***** Task input *****

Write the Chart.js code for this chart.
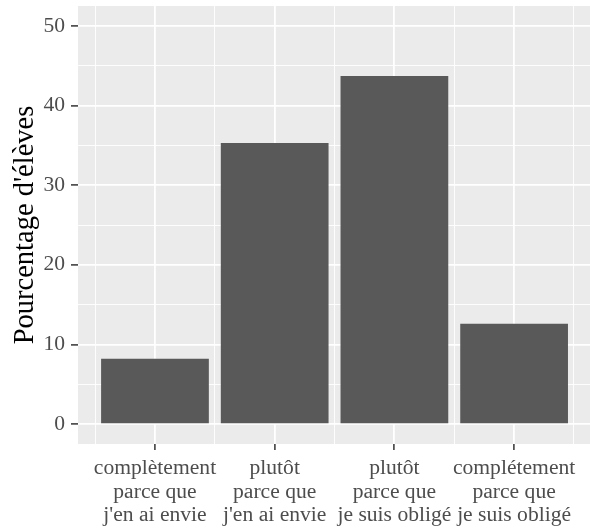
<!DOCTYPE html>
<html><head><meta charset="utf-8">
<script src="https://cdn.jsdelivr.net/npm/chart.js@4/dist/chart.umd.min.js"></script>
<style>html,body{margin:0;padding:0;background:#fff;overflow:hidden}</style>
</head><body>
<canvas id="c" width="590" height="529"></canvas>
<script>
const categories = [
  ["complètement", "parce que", "j'en ai envie"],
  ["plutôt", "parce que", "j'en ai envie"],
  ["plutôt", "parce que", "je suis obligé"],
  ["complétement", "parce que", "je suis obligé"]
];
const values = [8.2, 35.3, 43.7, 12.6];
const yMajorTicks = [0, 10, 20, 30, 40, 50];
const yMinorTicks = [5, 15, 25, 35, 45];
const xMinorTicks = [0.5, 1.5, 2.5, 3.5, 4.5];
const yTitle = "Pourcentage d'élèves";

const xPositions = categories.map((_, i) => i + 1);
const FONT = "'Liberation Serif', 'Times New Roman', serif";
const X_MIN = 0.357, X_MAX = 4.634, Y_MIN = -2.5, Y_MAX = 52.5;

const panelBg = {
  id: 'panelBg',
  beforeDraw(chart) {
    const {ctx, chartArea: a} = chart;
    ctx.save();
    ctx.fillStyle = '#EBEBEB';
    ctx.fillRect(a.left, a.top, a.right - a.left, a.bottom - a.top);
    ctx.restore();
  }
};

const isMajorY = v => yMajorTicks.includes(v);

new Chart(document.getElementById('c'), {
  type: 'bar',
  data: {
    datasets: [{
      data: xPositions.map((x, i) => ({x: x, y: values[i]})),
      backgroundColor: '#595959',
      borderWidth: 0,
      barPercentage: 0.9,
      categoryPercentage: 1.0,
      xAxisID: 'x',
      yAxisID: 'y'
    }]
  },
  options: {
    responsive: false,
    animation: false,
    devicePixelRatio: 1,
    layout: {padding: {top: 6, right: 0, bottom: 0, left: 0}},
    plugins: {legend: {display: false}, tooltip: {enabled: false}},
    scales: {
      x: {
        type: 'linear',
        position: 'bottom',
        offset: false,
        min: X_MIN, max: X_MAX,
        afterBuildTicks: s => { s.ticks = xPositions.map(v => ({value: v})); },
        afterFit: s => { s.height = 85; s.paddingLeft = 0; s.paddingRight = 0; },
        border: {display: false},
        grid: {
          offset: false,
          color: '#FFFFFF', lineWidth: 1.8,
          drawTicks: true, tickLength: 6, tickWidth: 1.5, tickColor: '#333333'
        },
        ticks: {
          autoSkip: false, maxRotation: 0, minRotation: 0,
          padding: 7,
          color: '#4D4D4D',
          font: {family: FONT, size: 21.6, lineHeight: 1.08},
          callback: v => categories[v - 1] || ''
        }
      },
      xMinor: {
        type: 'linear',
        position: 'bottom',
        offset: false,
        min: X_MIN, max: X_MAX,
        afterBuildTicks: s => { s.ticks = xMinorTicks.map(v => ({value: v})); },
        afterFit: s => { s.height = 0; s.paddingLeft = 0; s.paddingRight = 0; },
        border: {display: false},
        grid: {offset: false, color: '#FFFFFF', lineWidth: 0.9, drawTicks: false},
        ticks: {display: false}
      },
      y: {
        type: 'linear',
        min: Y_MIN, max: Y_MAX,
        afterBuildTicks: s => {
          s.ticks = [...yMajorTicks, ...yMinorTicks].sort((a, b) => a - b).map(v => ({value: v}));
        },
        afterFit: s => { s.width = 78; s.paddingTop = 0; s.paddingBottom = 0; },
        border: {display: false},
        grid: {
          color: '#FFFFFF',
          lineWidth: ctx => isMajorY(ctx.tick.value) ? 1.8 : 0.9,
          drawTicks: true, tickLength: 7, tickWidth: 1.5,
          tickColor: ctx => isMajorY(ctx.tick.value) ? '#333333' : 'rgba(0,0,0,0)'
        },
        ticks: {
          autoSkip: false,
          padding: 6,
          color: '#4D4D4D',
          font: {family: FONT, size: 21.6},
          callback: v => isMajorY(v) ? String(v) : ''
        },
        title: {
          display: true,
          text: yTitle,
          color: '#000000',
          font: {family: FONT, size: 28.5, lineHeight: 1.2},
          padding: {top: 8, bottom: 0}
        }
      }
    }
  },
  plugins: [panelBg]
});
</script>
</body></html>
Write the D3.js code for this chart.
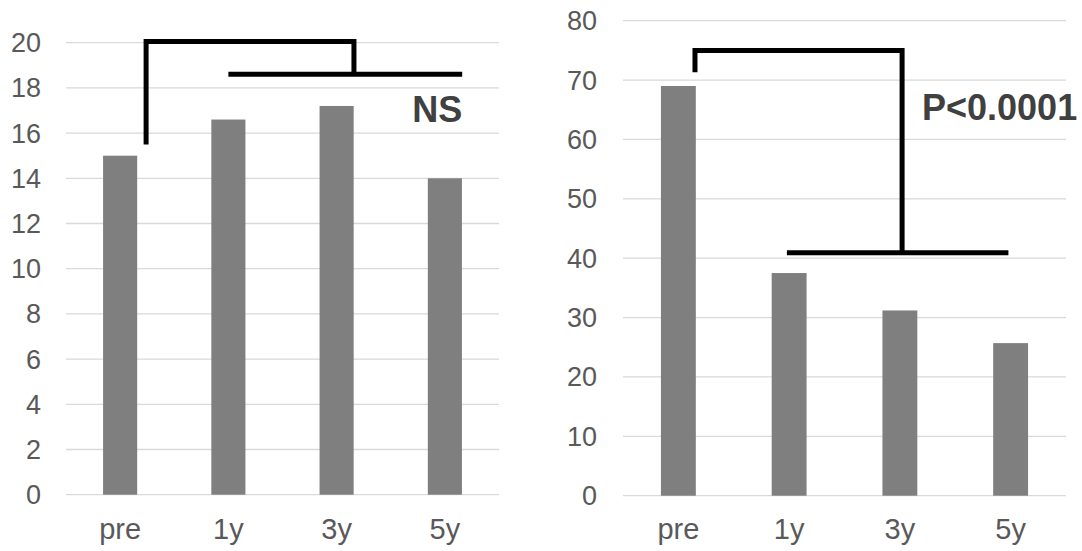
<!DOCTYPE html>
<html>
<head>
<meta charset="utf-8">
<script src="https://cdn.jsdelivr.net/npm/d3@7"></script>
<style>
  body { margin: 0; background: #fff; }
  svg { display: block; font-family: Arial, "Liberation Sans", sans-serif; }
</style>
</head>
<body>
<div id="chart"></div>
<script>
// categories and values
const categories = ["pre", "1y", "3y", "5y"];
const leftValues = [15, 16.6, 17.2, 14];
const rightValues = [69, 37.5, 31.2, 25.7];
const leftTicks = [0, 2, 4, 6, 8, 10, 12, 14, 16, 18, 20];
const rightTicks = [0, 10, 20, 30, 40, 50, 60, 70, 80];

// significance brackets (category + offset in steps, value units)
const leftBracket = {
  up: { cat: "pre", off: 0.24, from: 15.5, to: 20.05 },
  right: { cat: "3y", off: 0.16, to: 18.6 },
  base: { from: ["1y", 0], to: ["5y", 0.16], y: 18.6 },
  label: { text: "NS", cat: "5y", off: 0.16, y: 16.5, anchor: "end" }
};
const rightBracket = {
  up: { cat: "pre", off: 0.15, from: 71.3, to: 75 },
  right: { cat: "3y", off: 0.02, to: 40.9 },
  base: { from: ["1y", -0.02], to: ["5y", -0.02], y: 40.9 },
  label: { text: "P<0.0001", cat: "3y", off: 0.2, y: 63.3, anchor: "start" }
};

const width = 1082;
const height = 551;

const svg = d3.select("#chart")
  .append("svg")
  .attr("width", width)
  .attr("height", height);

function drawPanel(values, ticks, maxY, xRange, yRange, bracket, labelRight) {
  const x = d3.scaleBand()
    .domain(categories)
    .range(xRange)
    .paddingInner(0.685)
    .paddingOuter(0.3425);
  const y = d3.scaleLinear().domain([0, maxY]).range(yRange);

  const g = svg.append("g");

  // gridlines
  g.selectAll("line.grid")
    .data(ticks)
    .enter()
    .append("line")
    .attr("x1", xRange[0])
    .attr("x2", xRange[1])
    .attr("y1", d => y(d))
    .attr("y2", d => y(d))
    .attr("stroke", "#d9d9d9")
    .attr("stroke-width", 1.3);

  // y tick labels
  g.selectAll("text.ytick")
    .data(ticks)
    .enter()
    .append("text")
    .attr("x", labelRight)
    .attr("y", d => y(d))
    .attr("dy", "0.35em")
    .attr("text-anchor", "end")
    .attr("fill", "#595959")
    .style("font-size", "27px")
    .text(d => d);

  // bars
  g.selectAll("rect")
    .data(values)
    .enter()
    .append("rect")
    .attr("x", (d, i) => x(categories[i]))
    .attr("width", x.bandwidth())
    .attr("y", d => y(d))
    .attr("height", d => y(0) - y(d))
    .attr("fill", "#7f7f7f");

  // x labels
  g.selectAll("text.xlab")
    .data(categories)
    .enter()
    .append("text")
    .attr("x", d => x(d) + x.bandwidth() / 2)
    .attr("y", 539)
    .attr("text-anchor", "middle")
    .attr("fill", "#595959")
    .style("font-size", "29px")
    .text(d => d);

  // bracket
  const px = (cat, off) => x(cat) + x.bandwidth() / 2 + off * x.step();
  const b = bracket;
  const path = d3.path();
  path.moveTo(px(b.up.cat, b.up.off), y(b.up.from));
  path.lineTo(px(b.up.cat, b.up.off), y(b.up.to));
  path.lineTo(px(b.right.cat, b.right.off), y(b.up.to));
  path.lineTo(px(b.right.cat, b.right.off), y(b.right.to));
  path.moveTo(px(b.base.from[0], b.base.from[1]), y(b.base.y));
  path.lineTo(px(b.base.to[0], b.base.to[1]), y(b.base.y));

  g.append("path")
    .attr("d", path.toString())
    .attr("fill", "none")
    .attr("stroke", "#000")
    .attr("stroke-width", 5);

  g.append("text")
    .attr("x", px(b.label.cat, b.label.off))
    .attr("y", y(b.label.y))
    .attr("text-anchor", b.label.anchor)
    .attr("fill", "#404040")
    .style("font-size", "36px")
    .style("font-weight", "bold")
    .text(b.label.text);
}

drawPanel(leftValues, leftTicks, 20, [66, 499], [494.7, 42.7], leftBracket, 41);
drawPanel(rightValues, rightTicks, 80, [623, 1066], [495.7, 20.7], rightBracket, 597);
</script>
</body>
</html>
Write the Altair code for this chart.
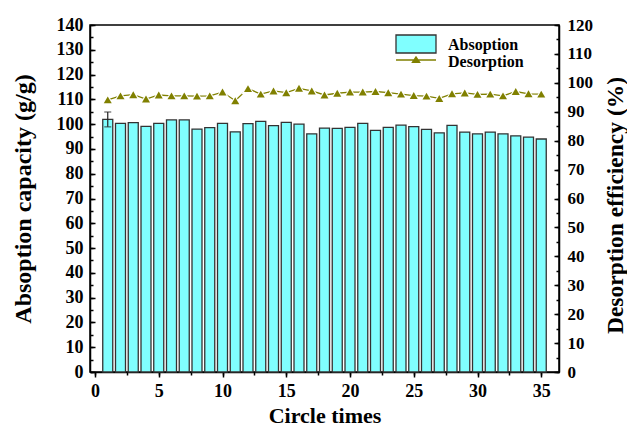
import altair as alt
import pandas as pd

cycles = list(range(1, 36))
absorption = [101.9, 100.3, 100.6, 99.1, 100.3, 101.7, 101.7, 98.0, 98.6, 100.3,
              96.9, 100.2, 101.1, 99.4, 100.7, 100.0, 96.1, 98.4, 98.3, 98.7,
              100.3, 97.5, 98.7, 99.6, 99.0, 97.9, 96.5, 99.5, 96.8, 96.1,
              96.8, 96.1, 95.3, 94.8, 94.0]
desorption = [94.1, 95.5, 95.9, 94.4, 95.8, 95.5, 95.5, 95.4, 95.5, 96.8,
              93.8, 98.0, 96.1, 97.2, 96.6, 98.1, 97.2, 95.8, 96.4, 96.8,
              96.8, 97.0, 96.6, 96.1, 95.6, 95.4, 94.6, 96.2, 96.5, 96.0,
              96.1, 95.5, 97.0, 96.2, 96.1]
err_cycle = [1]
err_low = [98.9]
err_high = [104.9]

x_major = list(range(0, 36, 5))
x_minor = [i * 2.5 for i in range(15)]
left_major = list(range(0, 141, 10))
left_minor = list(range(0, 141, 5))
right_major = list(range(0, 121, 10))
right_minor = list(range(0, 121, 5))

df = pd.DataFrame({"cycle": cycles, "absorption": absorption, "desorption": desorption,
                   "s1": ["Absoption"] * len(cycles), "s2": ["Desorption"] * len(cycles)})
err_df = pd.DataFrame({"cycle": err_cycle, "lo": err_low, "hi": err_high})

FONT = "Liberation Serif"
CYAN = "#80FFFF"
OLIVE = "#808000"
W, H = 469, 347

xscale = alt.Scale(domain=[0, 36], nice=False, zero=False)
lscale = alt.Scale(domain=[0, 140], nice=False)
rscale = alt.Scale(domain=[0, 120], nice=False)


def tick_axis(values, orient, size, offset=0):
    return alt.Axis(values=values, orient=orient, labels=False, domain=False,
                    tickSize=size, offset=offset, title=None)


def ghost(ycol, yscale, xaxis, yaxis):
    return alt.Chart(df).mark_point(opacity=0).encode(
        x=alt.X("cycle:Q", scale=xscale, axis=xaxis),
        y=alt.Y(f"{ycol}:Q", scale=yscale, axis=yaxis),
    )


bars = alt.Chart(df).mark_bar(size=10, fill=CYAN, stroke="#333333", strokeWidth=1.3).encode(
    x=alt.X("cycle:Q", scale=xscale,
            axis=alt.Axis(values=x_major, orient="bottom", tickSize=5, labelOverlap=False,
                          labelFlush=False, labelPadding=5, labelFontSize=18,
                          title="Circle times", titlePadding=5, titleFontSize=22)),
    y=alt.Y("absorption:Q", scale=lscale,
            axis=alt.Axis(values=left_major, orient="left", tickSize=0, tickOpacity=0,
                          labelOverlap=False, labelPadding=7, labelFontSize=18,
                          title="Absoption capacity (g/g)", titlePadding=21, titleFontSize=24)),
    fill=alt.Fill("s1:N", scale=alt.Scale(domain=["Absoption"], range=[CYAN]),
                  legend=alt.Legend(orient="none", legendX=305, legendY=-1, title=None,
                                    symbolType="M-1,-0.5H1V0.4H-1Z", symbolSize=1600,
                                    symbolStrokeColor="#333333", symbolStrokeWidth=1.3,
                                    labelOffset=11)),
)

left_g1 = ghost("absorption", lscale, tick_axis(x_minor, "bottom", 3),
                tick_axis(left_major, "right", 5, -W))
left_g2 = ghost("absorption", lscale, None, tick_axis(left_minor, "right", 3, -W))

err = alt.Chart(err_df).mark_errorbar(ticks={"size": 7}, color="#222222", thickness=1.2).encode(
    x=alt.X("cycle:Q", scale=xscale, axis=None),
    y=alt.Y("lo:Q", scale=lscale, axis=None),
    y2="hi:Q",
)

left = alt.layer(bars, left_g1, left_g2, err).resolve_axis(x="independent", y="independent")

line = alt.Chart(df).mark_line(strokeWidth=1.3).encode(
    x=alt.X("cycle:Q", scale=xscale, axis=None),
    y=alt.Y("desorption:Q", scale=rscale,
            axis=alt.Axis(values=right_major, orient="right", tickSize=0, tickOpacity=0,
                          labelOverlap=False, labelPadding=8, labelFontSize=17,
                          title="Desorption efficiency (%)", titleAngle=270,
                          titleBaseline="top", titlePadding=11, titleFontSize=23.5,
                          titleY=180)),
    stroke=alt.Stroke("s2:N", scale=alt.Scale(domain=["Desorption"], range=[OLIVE]),
                      legend=alt.Legend(orient="none", legendX=305, legendY=16, title=None,
                                        symbolType="M-1,-0.1H1M-0.18,0.02L0,-0.25L0.18,0.02Z",
                                        symbolSize=1600, symbolFillColor=OLIVE,
                                        symbolStrokeWidth=1.3, labelOffset=11)),
)

right_g1 = ghost("desorption", rscale, None, tick_axis(right_major, "left", 5, -W))
right_g2 = ghost("desorption", rscale, None, tick_axis(right_minor, "left", 3, -W))

pts_bg = alt.Chart(df).mark_point(shape="triangle-up", filled=True, size=170, color="white", opacity=1).encode(
    x=alt.X("cycle:Q", scale=xscale, axis=None),
    y=alt.Y("desorption:Q", scale=rscale, axis=None),
)
pts = alt.Chart(df).mark_point(shape="triangle-up", filled=True, size=64, color=OLIVE, opacity=1).encode(
    x=alt.X("cycle:Q", scale=xscale, axis=None),
    y=alt.Y("desorption:Q", scale=rscale, axis=None),
)

right = alt.layer(line, right_g1, right_g2, pts_bg, pts).resolve_axis(y="independent")

chart = alt.layer(left, right).resolve_scale(y="independent").properties(
    width=W, height=H,
    autosize=alt.AutoSizeParams(type="none"),
    padding={"left": 90, "top": 25, "right": 68, "bottom": 55},
).configure_view(stroke="black", strokeWidth=1.5).configure_axis(
    grid=False, domainColor="black", domainWidth=1.5, tickColor="black", tickWidth=1.5,
    labelFont=FONT, labelFontWeight="bold", labelFontSize=17, labelColor="black",
    titleFont=FONT, titleFontWeight="bold", titleFontSize=21, titleColor="black",
).configure_legend(
    padding=0, labelFont=FONT, labelFontWeight="bold", labelFontSize=16, labelColor="black",
)

chart.save("out.html", embed_options={"renderer": "svg", "actions": False})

*****

▸ Exercise brief: Your task is to repeat the opening line of the entries above and each line after it, ending with the line that has "const isMajorY = v". Do not include the pictures.

▸ Correct answer:
Write the Chart.js code for this chart.
<!DOCTYPE html>
<html><head><meta charset="utf-8">
<script src="https://cdn.jsdelivr.net/npm/chart.js@4/dist/chart.umd.min.js"></script>
<style>html,body{margin:0;padding:0;background:#fff;overflow:hidden}</style>
</head><body>
<canvas id="c" width="590" height="529"></canvas>
<script>
const categories = [
  ["complètement", "parce que", "j'en ai envie"],
  ["plutôt", "parce que", "j'en ai envie"],
  ["plutôt", "parce que", "je suis obligé"],
  ["complétement", "parce que", "je suis obligé"]
];
const values = [8.2, 35.3, 43.7, 12.6];
const yMajorTicks = [0, 10, 20, 30, 40, 50];
const yMinorTicks = [5, 15, 25, 35, 45];
const xMinorTicks = [0.5, 1.5, 2.5, 3.5, 4.5];
const yTitle = "Pourcentage d'élèves";

const xPositions = categories.map((_, i) => i + 1);
const FONT = "'Liberation Serif', 'Times New Roman', serif";
const X_MIN = 0.357, X_MAX = 4.634, Y_MIN = -2.5, Y_MAX = 52.5;

const panelBg = {
  id: 'panelBg',
  beforeDraw(chart) {
    const {ctx, chartArea: a} = chart;
    ctx.save();
    ctx.fillStyle = '#EBEBEB';
    ctx.fillRect(a.left, a.top, a.right - a.left, a.bottom - a.top);
    ctx.restore();
  }
};

const isMajorY = v => yMajorTicks.includes(v);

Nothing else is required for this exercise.